** start **

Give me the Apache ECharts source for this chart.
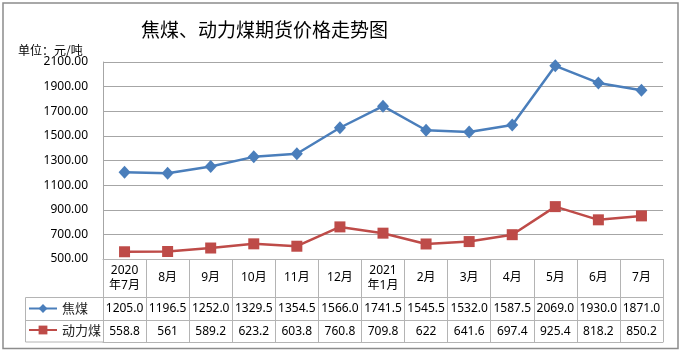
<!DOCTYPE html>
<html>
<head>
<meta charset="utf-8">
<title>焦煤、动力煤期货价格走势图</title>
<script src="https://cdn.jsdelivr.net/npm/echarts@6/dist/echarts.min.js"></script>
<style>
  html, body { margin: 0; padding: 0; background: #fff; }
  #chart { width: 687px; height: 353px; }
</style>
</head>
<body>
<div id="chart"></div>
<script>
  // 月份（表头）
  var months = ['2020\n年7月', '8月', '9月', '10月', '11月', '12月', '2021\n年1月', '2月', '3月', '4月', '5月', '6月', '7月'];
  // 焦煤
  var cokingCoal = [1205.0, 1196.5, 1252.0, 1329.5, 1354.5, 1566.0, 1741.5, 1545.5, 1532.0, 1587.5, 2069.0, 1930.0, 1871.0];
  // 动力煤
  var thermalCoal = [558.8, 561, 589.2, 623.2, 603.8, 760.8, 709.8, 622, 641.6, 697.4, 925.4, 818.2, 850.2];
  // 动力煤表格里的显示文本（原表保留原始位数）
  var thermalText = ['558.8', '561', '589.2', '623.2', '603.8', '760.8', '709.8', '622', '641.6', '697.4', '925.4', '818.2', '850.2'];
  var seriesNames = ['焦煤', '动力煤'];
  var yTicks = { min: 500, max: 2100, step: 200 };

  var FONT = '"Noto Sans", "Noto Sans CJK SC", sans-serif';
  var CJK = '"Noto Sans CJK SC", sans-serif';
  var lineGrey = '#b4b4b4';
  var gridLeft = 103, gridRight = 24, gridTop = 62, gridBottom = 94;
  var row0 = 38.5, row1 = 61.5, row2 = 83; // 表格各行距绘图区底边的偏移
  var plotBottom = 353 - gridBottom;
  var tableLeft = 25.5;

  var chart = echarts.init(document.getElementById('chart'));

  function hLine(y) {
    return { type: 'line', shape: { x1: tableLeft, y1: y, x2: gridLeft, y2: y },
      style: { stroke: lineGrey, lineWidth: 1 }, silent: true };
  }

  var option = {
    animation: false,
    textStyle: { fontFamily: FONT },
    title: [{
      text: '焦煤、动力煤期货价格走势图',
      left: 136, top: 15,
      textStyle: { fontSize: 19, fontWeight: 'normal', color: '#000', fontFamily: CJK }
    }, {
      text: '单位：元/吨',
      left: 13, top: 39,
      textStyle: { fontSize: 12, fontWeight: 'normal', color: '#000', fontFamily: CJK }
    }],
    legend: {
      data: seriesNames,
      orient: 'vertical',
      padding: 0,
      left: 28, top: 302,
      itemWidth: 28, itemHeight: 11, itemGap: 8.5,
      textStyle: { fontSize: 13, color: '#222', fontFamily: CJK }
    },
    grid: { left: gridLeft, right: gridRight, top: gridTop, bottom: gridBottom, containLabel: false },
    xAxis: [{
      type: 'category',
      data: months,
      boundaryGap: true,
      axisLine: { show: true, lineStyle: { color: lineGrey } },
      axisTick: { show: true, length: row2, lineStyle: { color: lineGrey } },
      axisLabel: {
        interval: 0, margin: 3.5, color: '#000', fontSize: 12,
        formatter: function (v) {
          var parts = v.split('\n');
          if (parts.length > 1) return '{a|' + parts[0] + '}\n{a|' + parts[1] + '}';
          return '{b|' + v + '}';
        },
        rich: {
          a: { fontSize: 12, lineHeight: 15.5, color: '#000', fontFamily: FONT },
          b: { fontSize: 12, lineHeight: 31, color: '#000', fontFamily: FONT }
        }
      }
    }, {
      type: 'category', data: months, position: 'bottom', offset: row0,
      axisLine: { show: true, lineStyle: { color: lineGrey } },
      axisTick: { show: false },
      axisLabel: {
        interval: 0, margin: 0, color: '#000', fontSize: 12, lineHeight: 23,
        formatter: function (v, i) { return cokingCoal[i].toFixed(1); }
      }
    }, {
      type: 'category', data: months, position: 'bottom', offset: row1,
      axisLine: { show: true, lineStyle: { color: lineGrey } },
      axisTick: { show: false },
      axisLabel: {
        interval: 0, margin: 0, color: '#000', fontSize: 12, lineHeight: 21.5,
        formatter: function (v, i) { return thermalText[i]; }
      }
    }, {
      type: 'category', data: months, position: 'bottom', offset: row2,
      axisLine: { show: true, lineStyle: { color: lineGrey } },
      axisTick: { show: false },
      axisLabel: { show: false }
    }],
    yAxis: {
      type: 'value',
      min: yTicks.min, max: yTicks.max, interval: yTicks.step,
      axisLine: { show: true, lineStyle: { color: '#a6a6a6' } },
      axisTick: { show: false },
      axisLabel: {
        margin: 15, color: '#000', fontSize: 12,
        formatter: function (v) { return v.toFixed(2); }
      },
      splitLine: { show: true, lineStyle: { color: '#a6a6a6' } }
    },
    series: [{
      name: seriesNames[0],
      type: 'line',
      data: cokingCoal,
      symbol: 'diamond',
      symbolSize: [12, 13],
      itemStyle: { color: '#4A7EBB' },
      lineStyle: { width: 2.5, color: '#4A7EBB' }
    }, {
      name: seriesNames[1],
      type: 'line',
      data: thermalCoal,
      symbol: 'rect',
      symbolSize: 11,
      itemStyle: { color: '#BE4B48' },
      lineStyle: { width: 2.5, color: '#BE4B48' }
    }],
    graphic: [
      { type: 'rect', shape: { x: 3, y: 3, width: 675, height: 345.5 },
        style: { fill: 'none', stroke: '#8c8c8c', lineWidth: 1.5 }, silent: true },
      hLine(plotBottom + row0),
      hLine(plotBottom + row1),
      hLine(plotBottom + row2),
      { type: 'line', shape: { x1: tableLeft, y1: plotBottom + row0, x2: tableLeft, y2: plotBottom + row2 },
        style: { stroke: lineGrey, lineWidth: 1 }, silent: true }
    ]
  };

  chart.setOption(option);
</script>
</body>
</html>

** end **

§ Task statement
Leaving the pictures aside, transcribe the entire listing exactly.

§ Result of this exercise
Give me the Apache ECharts source for this chart.
<!DOCTYPE html>
<html>
<head>
<meta charset="utf-8">
<title>焦煤、动力煤期货价格走势图</title>
<script src="https://cdn.jsdelivr.net/npm/echarts@6/dist/echarts.min.js"></script>
<style>
  html, body { margin: 0; padding: 0; background: #fff; }
  #chart { width: 687px; height: 353px; }
</style>
</head>
<body>
<div id="chart"></div>
<script>
  // 月份（表头）
  var months = ['2020\n年7月', '8月', '9月', '10月', '11月', '12月', '2021\n年1月', '2月', '3月', '4月', '5月', '6月', '7月'];
  // 焦煤
  var cokingCoal = [1205.0, 1196.5, 1252.0, 1329.5, 1354.5, 1566.0, 1741.5, 1545.5, 1532.0, 1587.5, 2069.0, 1930.0, 1871.0];
  // 动力煤
  var thermalCoal = [558.8, 561, 589.2, 623.2, 603.8, 760.8, 709.8, 622, 641.6, 697.4, 925.4, 818.2, 850.2];
  // 动力煤表格里的显示文本（原表保留原始位数）
  var thermalText = ['558.8', '561', '589.2', '623.2', '603.8', '760.8', '709.8', '622', '641.6', '697.4', '925.4', '818.2', '850.2'];
  var seriesNames = ['焦煤', '动力煤'];
  var yTicks = { min: 500, max: 2100, step: 200 };

  var FONT = '"Noto Sans", "Noto Sans CJK SC", sans-serif';
  var CJK = '"Noto Sans CJK SC", sans-serif';
  var lineGrey = '#b4b4b4';
  var gridLeft = 103, gridRight = 24, gridTop = 62, gridBottom = 94;
  var row0 = 38.5, row1 = 61.5, row2 = 83; // 表格各行距绘图区底边的偏移
  var plotBottom = 353 - gridBottom;
  var tableLeft = 25.5;

  var chart = echarts.init(document.getElementById('chart'));

  function hLine(y) {
    return { type: 'line', shape: { x1: tableLeft, y1: y, x2: gridLeft, y2: y },
      style: { stroke: lineGrey, lineWidth: 1 }, silent: true };
  }

  var option = {
    animation: false,
    textStyle: { fontFamily: FONT },
    title: [{
      text: '焦煤、动力煤期货价格走势图',
      left: 136, top: 15,
      textStyle: { fontSize: 19, fontWeight: 'normal', color: '#000', fontFamily: CJK }
    }, {
      text: '单位：元/吨',
      left: 13, top: 39,
      textStyle: { fontSize: 12, fontWeight: 'normal', color: '#000', fontFamily: CJK }
    }],
    legend: {
      data: seriesNames,
      orient: 'vertical',
      padding: 0,
      left: 28, top: 302,
      itemWidth: 28, itemHeight: 11, itemGap: 8.5,
      textStyle: { fontSize: 13, color: '#222', fontFamily: CJK }
    },
    grid: { left: gridLeft, right: gridRight, top: gridTop, bottom: gridBottom, containLabel: false },
    xAxis: [{
      type: 'category',
      data: months,
      boundaryGap: true,
      axisLine: { show: true, lineStyle: { color: lineGrey } },
      axisTick: { show: true, length: row2, lineStyle: { color: lineGrey } },
      axisLabel: {
        interval: 0, margin: 3.5, color: '#000', fontSize: 12,
        formatter: function (v) {
          var parts = v.split('\n');
          if (parts.length > 1) return '{a|' + parts[0] + '}\n{a|' + parts[1] + '}';
          return '{b|' + v + '}';
        },
        rich: {
          a: { fontSize: 12, lineHeight: 15.5, color: '#000', fontFamily: FONT },
          b: { fontSize: 12, lineHeight: 31, color: '#000', fontFamily: FONT }
        }
      }
    }, {
      type: 'category', data: months, position: 'bottom', offset: row0,
      axisLine: { show: true, lineStyle: { color: lineGrey } },
      axisTick: { show: false },
      axisLabel: {
        interval: 0, margin: 0, color: '#000', fontSize: 12, lineHeight: 23,
        formatter: function (v, i) { return cokingCoal[i].toFixed(1); }
      }
    }, {
      type: 'category', data: months, position: 'bottom', offset: row1,
      axisLine: { show: true, lineStyle: { color: lineGrey } },
      axisTick: { show: false },
      axisLabel: {
        interval: 0, margin: 0, color: '#000', fontSize: 12, lineHeight: 21.5,
        formatter: function (v, i) { return thermalText[i]; }
      }
    }, {
      type: 'category', data: months, position: 'bottom', offset: row2,
      axisLine: { show: true, lineStyle: { color: lineGrey } },
      axisTick: { show: false },
      axisLabel: { show: false }
    }],
    yAxis: {
      type: 'value',
      min: yTicks.min, max: yTicks.max, interval: yTicks.step,
      axisLine: { show: true, lineStyle: { color: '#a6a6a6' } },
      axisTick: { show: false },
      axisLabel: {
        margin: 15, color: '#000', fontSize: 12,
        formatter: function (v) { return v.toFixed(2); }
      },
      splitLine: { show: true, lineStyle: { color: '#a6a6a6' } }
    },
    series: [{
      name: seriesNames[0],
      type: 'line',
      data: cokingCoal,
      symbol: 'diamond',
      symbolSize: [12, 13],
      itemStyle: { color: '#4A7EBB' },
      lineStyle: { width: 2.5, color: '#4A7EBB' }
    }, {
      name: seriesNames[1],
      type: 'line',
      data: thermalCoal,
      symbol: 'rect',
      symbolSize: 11,
      itemStyle: { color: '#BE4B48' },
      lineStyle: { width: 2.5, color: '#BE4B48' }
    }],
    graphic: [
      { type: 'rect', shape: { x: 3, y: 3, width: 675, height: 345.5 },
        style: { fill: 'none', stroke: '#8c8c8c', lineWidth: 1.5 }, silent: true },
      hLine(plotBottom + row0),
      hLine(plotBottom + row1),
      hLine(plotBottom + row2),
      { type: 'line', shape: { x1: tableLeft, y1: plotBottom + row0, x2: tableLeft, y2: plotBottom + row2 },
        style: { stroke: lineGrey, lineWidth: 1 }, silent: true }
    ]
  };

  chart.setOption(option);
</script>
</body>
</html>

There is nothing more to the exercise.